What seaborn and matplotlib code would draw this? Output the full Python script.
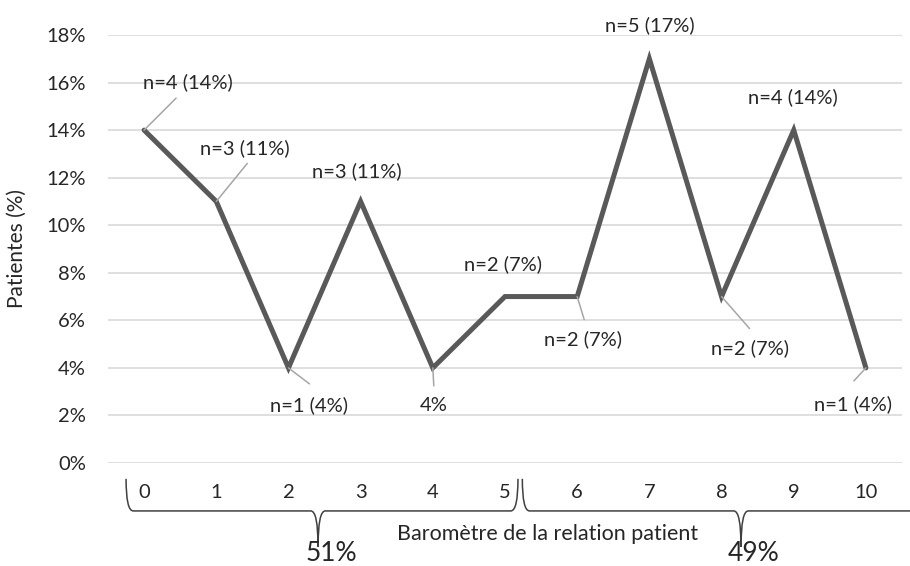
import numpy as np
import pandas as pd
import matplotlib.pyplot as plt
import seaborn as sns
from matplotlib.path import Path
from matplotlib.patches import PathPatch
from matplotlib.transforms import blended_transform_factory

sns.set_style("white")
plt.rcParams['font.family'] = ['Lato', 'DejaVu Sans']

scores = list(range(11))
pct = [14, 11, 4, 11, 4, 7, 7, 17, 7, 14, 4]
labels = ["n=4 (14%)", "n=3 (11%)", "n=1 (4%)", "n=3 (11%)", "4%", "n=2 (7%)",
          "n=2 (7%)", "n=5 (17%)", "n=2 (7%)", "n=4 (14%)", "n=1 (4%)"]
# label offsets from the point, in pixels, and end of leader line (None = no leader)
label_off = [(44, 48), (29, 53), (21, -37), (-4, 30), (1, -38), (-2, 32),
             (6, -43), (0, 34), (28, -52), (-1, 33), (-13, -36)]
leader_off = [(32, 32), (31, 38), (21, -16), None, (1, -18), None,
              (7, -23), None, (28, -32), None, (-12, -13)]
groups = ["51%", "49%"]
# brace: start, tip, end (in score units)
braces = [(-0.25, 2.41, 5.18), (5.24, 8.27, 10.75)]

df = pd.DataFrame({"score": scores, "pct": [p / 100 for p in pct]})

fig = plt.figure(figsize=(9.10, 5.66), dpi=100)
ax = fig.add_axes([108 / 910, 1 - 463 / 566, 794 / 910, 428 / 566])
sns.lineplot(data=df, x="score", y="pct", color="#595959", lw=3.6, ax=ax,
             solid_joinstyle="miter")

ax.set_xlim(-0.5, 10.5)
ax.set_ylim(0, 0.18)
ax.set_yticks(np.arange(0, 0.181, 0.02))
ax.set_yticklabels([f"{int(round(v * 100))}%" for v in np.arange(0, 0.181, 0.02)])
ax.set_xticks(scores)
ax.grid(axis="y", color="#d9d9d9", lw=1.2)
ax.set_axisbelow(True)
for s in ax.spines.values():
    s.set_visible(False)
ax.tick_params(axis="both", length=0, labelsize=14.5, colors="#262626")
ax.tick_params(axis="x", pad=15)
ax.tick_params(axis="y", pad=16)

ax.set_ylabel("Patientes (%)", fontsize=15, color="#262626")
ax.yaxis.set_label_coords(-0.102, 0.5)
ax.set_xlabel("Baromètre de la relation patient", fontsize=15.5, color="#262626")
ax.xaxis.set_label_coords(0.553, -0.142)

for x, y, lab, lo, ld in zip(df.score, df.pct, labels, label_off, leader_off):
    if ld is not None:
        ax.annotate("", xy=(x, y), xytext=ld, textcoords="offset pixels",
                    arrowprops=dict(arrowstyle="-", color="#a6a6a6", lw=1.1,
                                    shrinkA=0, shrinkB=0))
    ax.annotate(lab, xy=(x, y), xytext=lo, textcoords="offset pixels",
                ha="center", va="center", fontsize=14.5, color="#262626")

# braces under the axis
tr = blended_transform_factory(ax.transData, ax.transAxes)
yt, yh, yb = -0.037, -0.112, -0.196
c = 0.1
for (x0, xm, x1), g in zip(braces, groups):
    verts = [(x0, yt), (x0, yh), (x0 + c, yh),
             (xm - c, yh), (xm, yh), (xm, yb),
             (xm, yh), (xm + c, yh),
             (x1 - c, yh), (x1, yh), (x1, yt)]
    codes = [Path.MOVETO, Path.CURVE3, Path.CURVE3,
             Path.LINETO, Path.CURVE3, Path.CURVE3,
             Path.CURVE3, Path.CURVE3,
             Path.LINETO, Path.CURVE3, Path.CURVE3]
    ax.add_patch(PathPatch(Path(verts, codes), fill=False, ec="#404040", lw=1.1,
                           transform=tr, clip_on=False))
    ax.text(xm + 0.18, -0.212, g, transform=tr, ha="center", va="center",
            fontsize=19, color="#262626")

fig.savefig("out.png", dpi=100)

•••

Repeat the listing above from its first line through the line that contains "[p / 100 for", both included, and nothing more. Drop the pictures.

What seaborn and matplotlib code would draw this? Output the full Python script.
import numpy as np
import pandas as pd
import matplotlib.pyplot as plt
import seaborn as sns
from matplotlib.path import Path
from matplotlib.patches import PathPatch
from matplotlib.transforms import blended_transform_factory

sns.set_style("white")
plt.rcParams['font.family'] = ['Lato', 'DejaVu Sans']

scores = list(range(11))
pct = [14, 11, 4, 11, 4, 7, 7, 17, 7, 14, 4]
labels = ["n=4 (14%)", "n=3 (11%)", "n=1 (4%)", "n=3 (11%)", "4%", "n=2 (7%)",
          "n=2 (7%)", "n=5 (17%)", "n=2 (7%)", "n=4 (14%)", "n=1 (4%)"]
# label offsets from the point, in pixels, and end of leader line (None = no leader)
label_off = [(44, 48), (29, 53), (21, -37), (-4, 30), (1, -38), (-2, 32),
             (6, -43), (0, 34), (28, -52), (-1, 33), (-13, -36)]
leader_off = [(32, 32), (31, 38), (21, -16), None, (1, -18), None,
              (7, -23), None, (28, -32), None, (-12, -13)]
groups = ["51%", "49%"]
# brace: start, tip, end (in score units)
braces = [(-0.25, 2.41, 5.18), (5.24, 8.27, 10.75)]

df = pd.DataFrame({"score": scores, "pct": [p / 100 for p in pct]})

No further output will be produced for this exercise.